**Description of the task**
Retype word for word the first line of the listing and each line after it up to the line with "(0,0) rectangle (1241,430);", with the pictures taken out.

**Data block**
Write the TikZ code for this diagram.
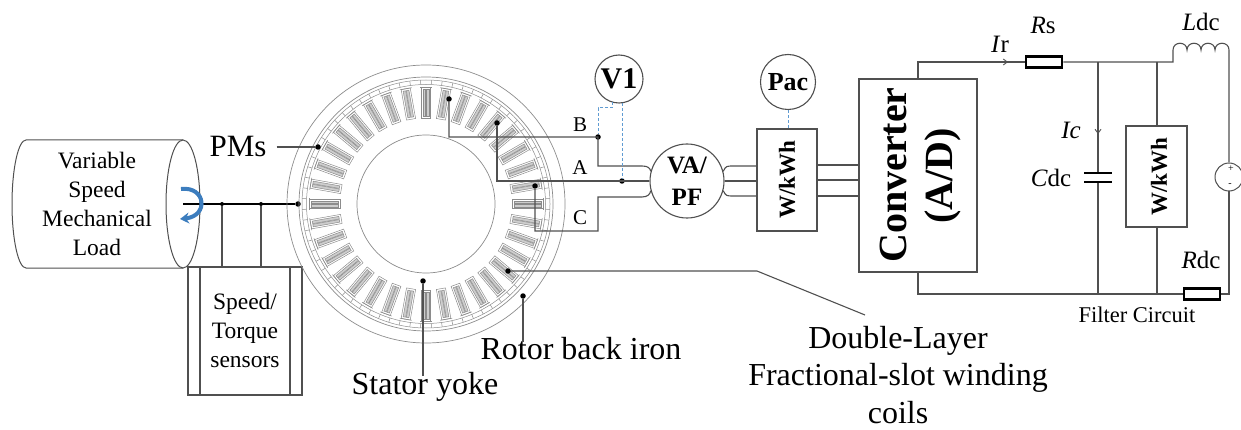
\documentclass[tikz,border=0pt]{standalone}
\usepackage{fontspec}
\setmainfont{Liberation Serif}[Ligatures=TeX]
\usetikzlibrary{arrows.meta}

\definecolor{wirec}{RGB}{80,80,80}
\definecolor{machc}{RGB}{140,140,140}
\definecolor{slotfill}{RGB}{205,205,205}
\definecolor{meterblue}{RGB}{95,155,210}
\definecolor{rotblue}{RGB}{60,125,190}

\begin{document}
\begin{tikzpicture}[x=1pt,y=-1pt,
  wire/.style={draw=wirec, line width=1.1pt},
  mline/.style={draw=machc, line width=0.7pt},
  blob/.style={circle, fill=black, inner sep=0pt, minimum size=5.5pt},
  smallblob/.style={circle, fill=black, inner sep=0pt, minimum size=4pt},
  box/.style={draw=wirec, line width=1.1pt, inner sep=0pt},
  meterring/.style={circle, draw=wirec, line width=1.1pt, inner sep=0pt, fill=white},
  meas/.style={draw=meterblue, line width=1pt, dash pattern=on 3pt off 2pt},
  resbox/.style={draw=black, line width=2.6pt, fill=white, inner sep=0pt,
                 minimum width=36pt, minimum height=11pt},
  tbig/.style={font=\fontsize{32}{38}\selectfont, inner sep=0pt, align=center},
  tmid/.style={font=\fontsize{23.5}{29}\selectfont, inner sep=0pt, align=center},
  tphase/.style={font=\fontsize{21}{24}\selectfont, inner sep=0pt},
  tcirc/.style={font=\fontsize{25}{28}\selectfont, inner sep=0pt},
  tbold/.style={font=\bfseries\fontsize{24}{31}\selectfont, inner sep=0pt, align=center}
]
\useasboundingbox (0,0) rectangle (1241,430);

% ---------------- mechanical load (cylinder) ----------------
\draw[wirec, line width=1pt]
  (183,140) -- (26,140)
  .. controls (18.3,140) and (12,168.7) .. (12,204)
  .. controls (12,239.3) and (18.3,268) .. (26,268) -- (183,268);
\draw[wirec, line width=1pt] (183,204) ellipse [x radius=17, y radius=64];
\node[tmid] (loadt) at (97,204) {Variable\\Speed\\Mechanical\\Load};

% ---------------- shaft and torque sensor ----------------
\node[box, minimum width=114pt, minimum height=128pt] (sens) at (245,331) {};
\draw[wire] (200,267) -- (200,395);
\draw[wire] (290,267) -- (290,395);
\node[tmid] (senst) at (245,330) {Speed/\\Torque\\sensors};

\coordinate (shl) at (183,204);
\node[blob] (dSh) at (298,204) {};
\node[smallblob] (s1) at (222,204) {};
\node[smallblob] (s2) at (261,204) {};
\draw[wire] (s1) -- (s1 |- sens.north);
\draw[wire] (s2) -- (s2 |- sens.north);
\draw[black, line width=2.6pt] (shl) -- (dSh);
\draw[rotblue, line width=4pt, -{Stealth[length=9pt, width=11pt]}]
  (181,189) .. controls (206,186) and (209,216) .. (180,219);

% ---------------- outer-rotor machine ----------------
\coordinate (ctr) at (426,204);
\draw[mline] (ctr) circle[radius=139];
\draw[mline] (ctr) circle[radius=127];
\draw[mline, line width=0.5pt] (ctr) circle[radius=124];
\draw[mline, line width=0.5pt] (ctr) circle[radius=119.5];
\foreach \a in {2.5,7.5,...,360}
  \draw[mline, line width=0.5pt] (ctr) ++(\a:119.5) -- ++(\a:4.5);
\draw[mline] (ctr) circle[radius=69];
\foreach \a in {0,10,...,350}{
  \begin{scope}[shift={(426,204)}, rotate=\a]
    \draw[machc, line width=0.5pt, fill=white] (86,-4.6) rectangle (117,4.6);
    \draw[machc, line width=0.5pt, fill=slotfill] (88,-2.9) rectangle (115,-0.3);
    \draw[machc, line width=0.5pt, fill=slotfill] (88,0.3) rectangle (115,2.9);
    \draw[machc, line width=0.6pt] (117,-6) -- (117,6);
  \end{scope}
}

\node[blob] (dPM) at (318,147) {};
\node[blob] (dB) at (449,99) {};
\node[blob] (dA) at (497,123) {};
\node[blob] (dC) at (535,186) {};
\node[blob] (dSY) at (423,281) {};
\node[blob] (dRB) at (523,296) {};
\node[blob] (dCoil) at (508,271) {};

% machine labels
\node[tbig, font=\fontsize{31}{36}\selectfont] (pmt) at (238,147) {PMs};
\draw[wire] ([xshift=10pt]pmt.east) -- (dPM);
\node[tbig] (syt) at (425,387) {Stator yoke};
\draw[wire] (dSY) -- ([yshift=-4pt]dSY |- syt.north);
\node[tbig] (rbt) at (581,349) {Rotor back iron};
\draw[wire] (dRB) -- ([yshift=-4pt]dRB |- rbt.north);
\node[tbig, font=\fontsize{32}{37.5}\selectfont] (dlt) at (898,375) {Double-Layer\\Fractional-slot winding\\coils};
\coordinate (dlk) at (757,271);
\coordinate (dle) at (865,315);
\draw[wire] (dCoil) -- (dlk) -- (dle);

% ---------------- phase leads and VA/PF meter ----------------
\node[meterring, minimum size=74pt] (va) at (687,181) {};
\node[tbold, font=\bfseries\fontsize{25}{32}\selectfont] (vat) at (va) {VA/\\PF};
\node[blob] (jB) at (598,137) {};
\node[blob] (jA) at (622,181) {};
\node[tphase] (lB) at (580,125) {B};
\node[tphase] (lA) at (580,168) {A};
\node[tphase] (lC) at (580,218) {C};

\draw[wire] (dB) |- (jB.center) -- (598,166) -- (642,166)
  .. controls (648,166) and (650,168) .. (va.165);
\draw[wire] (dA) |- (va.west);
\draw[wire] (dC) |- (598,231) -- (598,197) -- (642,197)
  .. controls (648,197) and (650,194) .. (va.195);

% voltmeter V1
\node[meterring, minimum size=48pt] (v1) at (619,79) {};
\node[tbold, font=\bfseries\fontsize{30}{32}\selectfont] (v1t) at (v1) {V1};
\draw[meas] (612,102) -- (612,108) -- (598,108) -- (jB);
\draw[meas] (622,102.8) -- (jA);

% ---------------- AC power meter ----------------
\node[box, minimum width=60pt, minimum height=102pt] (wm1) at (787,180) {};
\node[tbold, rotate=90, font=\bfseries\fontsize{23}{26}\selectfont] (wm1t) at (787,180) {W/kWh};
\node[meterring, minimum size=55pt] (pac) at (788,82) {};
\node[tbold, font=\bfseries\fontsize{26}{30}\selectfont] (pact) at (pac) {Pac};
\draw[meas] (pac.south) -- (wm1.north -| pac.south);

\draw[wire] (va.15) .. controls (726,166) .. (734,166) -- (wm1.west |- 0,166);
\draw[wire] (va.east) -- (wm1.west |- 0,181);
\draw[wire] (va.-15) .. controls (726,196) .. (734,196) -- (wm1.west |- 0,196);

% ---------------- converter ----------------
\node[box, minimum width=118pt, minimum height=193pt] (conv) at (918,175.5) {};
\node[rotate=90, inner sep=0pt, font=\bfseries\fontsize{40}{44}\selectfont] (convt) at (893,175) {Converter};
\node[rotate=90, inner sep=0pt, font=\bfseries\fontsize{40}{44}\selectfont] (convad) at (943,176) {(A/D)};
\draw[wire] (wm1.east |- 0,165) -- (conv.west |- 0,165);
\draw[wire] (wm1.east |- 0,180) -- (conv.west |- 0,180);
\draw[wire] (wm1.east |- 0,196) -- (conv.west |- 0,196);

% ---------------- DC filter circuit ----------------
\node[resbox] (rs) at (1044,62) {};
\node[resbox] (rdc) at (1202,294) {};
\node[circle, draw=wirec, line width=1pt, minimum size=28pt, inner sep=0pt] (src) at (1229,177) {};
\node[inner sep=0pt, font=\fontsize{10}{10}\selectfont] (srcp) at (1231,169) {+};
\node[inner sep=0pt, font=\fontsize{10}{10}\selectfont] (srcm) at (1230,185.5) {-};
\node[box, minimum width=61pt, minimum height=101pt] (wm2) at (1156.5,176.5) {};
\node[tbold, rotate=90, font=\bfseries\fontsize{23}{26}\selectfont] (wm2t) at (1159,177) {W/kWh};

\coordinate (tl) at (918,62);
\coordinate (bl) at (918,294);
\coordinate (lin) at (1173,62);
\coordinate (lst) at (1173,50);
\coordinate (lend) at (1229,50);
\coordinate (br) at (1229,294);

% top rail
\draw[wire] (conv.north) -- (tl) -- (rs.west);
\draw[wire] (rs.east) -- (lin) -- (lst)
  .. controls (1173,41) and (1187,41) .. (1187,50)
  .. controls (1187,41) and (1201,41) .. (1201,50)
  .. controls (1201,41) and (1215,41) .. (1215,50)
  .. controls (1215,41) and (1229,41) .. (lend) -- (src.north);
% bottom rail
\draw[wire] (conv.south) -- (bl) -- (rdc.west);
\draw[wire] (rdc.east) -- (br) -- (src.south);
% capacitor branch
\coordinate (cpt) at (1098,173);
\coordinate (cpb) at (1098,182);
\draw[wire] (1098,62) -- (cpt);
\draw[wire] (cpb) -- (1098,294);
\draw[black, line width=2.8pt] ([xshift=-14pt]cpt) -- ([xshift=14pt]cpt);
\draw[black, line width=2.8pt] ([xshift=-14pt]cpb) -- ([xshift=14pt]cpb);
% meter branch
\draw[wire] (1157,62) -- (wm2.north -| 1157,0);
\draw[wire] (wm2.south -| 1157,0) -- (1157,294);

% current arrows
\draw[wirec, line width=0.9pt, -{Straight Barb[length=4pt, width=6pt]}] (996,62) -- (1008,62);
\draw[wirec, line width=0.9pt, -{Straight Barb[length=4pt, width=6pt]}] (1098,122) -- (1098,134);

% circuit labels
\node[tcirc] (irl) at (1000,44) {\textit{I}r};
\node[tcirc] (rsl) at (1043,25) {\textit{R}s};
\node[tcirc] (ldl) at (1201,22) {\textit{L}dc};
\node[tcirc] (icl) at (1071,130) {\textit{Ic}};
\node[tcirc] (cdl) at (1051,178) {\textit{C}dc};
\node[tcirc] (rdl) at (1201,260) {\textit{R}dc};
\node[inner sep=0pt, font=\fontsize{22.5}{26}\selectfont] (fcl) at (1137,315) {Filter Circuit};

\end{tikzpicture}
\end{document}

**Response for this exercise**
Write the TikZ code for this diagram.
\documentclass[tikz,border=0pt]{standalone}
\usepackage{fontspec}
\setmainfont{Liberation Serif}[Ligatures=TeX]
\usetikzlibrary{arrows.meta}

\definecolor{wirec}{RGB}{80,80,80}
\definecolor{machc}{RGB}{140,140,140}
\definecolor{slotfill}{RGB}{205,205,205}
\definecolor{meterblue}{RGB}{95,155,210}
\definecolor{rotblue}{RGB}{60,125,190}

\begin{document}
\begin{tikzpicture}[x=1pt,y=-1pt,
  wire/.style={draw=wirec, line width=1.1pt},
  mline/.style={draw=machc, line width=0.7pt},
  blob/.style={circle, fill=black, inner sep=0pt, minimum size=5.5pt},
  smallblob/.style={circle, fill=black, inner sep=0pt, minimum size=4pt},
  box/.style={draw=wirec, line width=1.1pt, inner sep=0pt},
  meterring/.style={circle, draw=wirec, line width=1.1pt, inner sep=0pt, fill=white},
  meas/.style={draw=meterblue, line width=1pt, dash pattern=on 3pt off 2pt},
  resbox/.style={draw=black, line width=2.6pt, fill=white, inner sep=0pt,
                 minimum width=36pt, minimum height=11pt},
  tbig/.style={font=\fontsize{32}{38}\selectfont, inner sep=0pt, align=center},
  tmid/.style={font=\fontsize{23.5}{29}\selectfont, inner sep=0pt, align=center},
  tphase/.style={font=\fontsize{21}{24}\selectfont, inner sep=0pt},
  tcirc/.style={font=\fontsize{25}{28}\selectfont, inner sep=0pt},
  tbold/.style={font=\bfseries\fontsize{24}{31}\selectfont, inner sep=0pt, align=center}
]
\useasboundingbox (0,0) rectangle (1241,430);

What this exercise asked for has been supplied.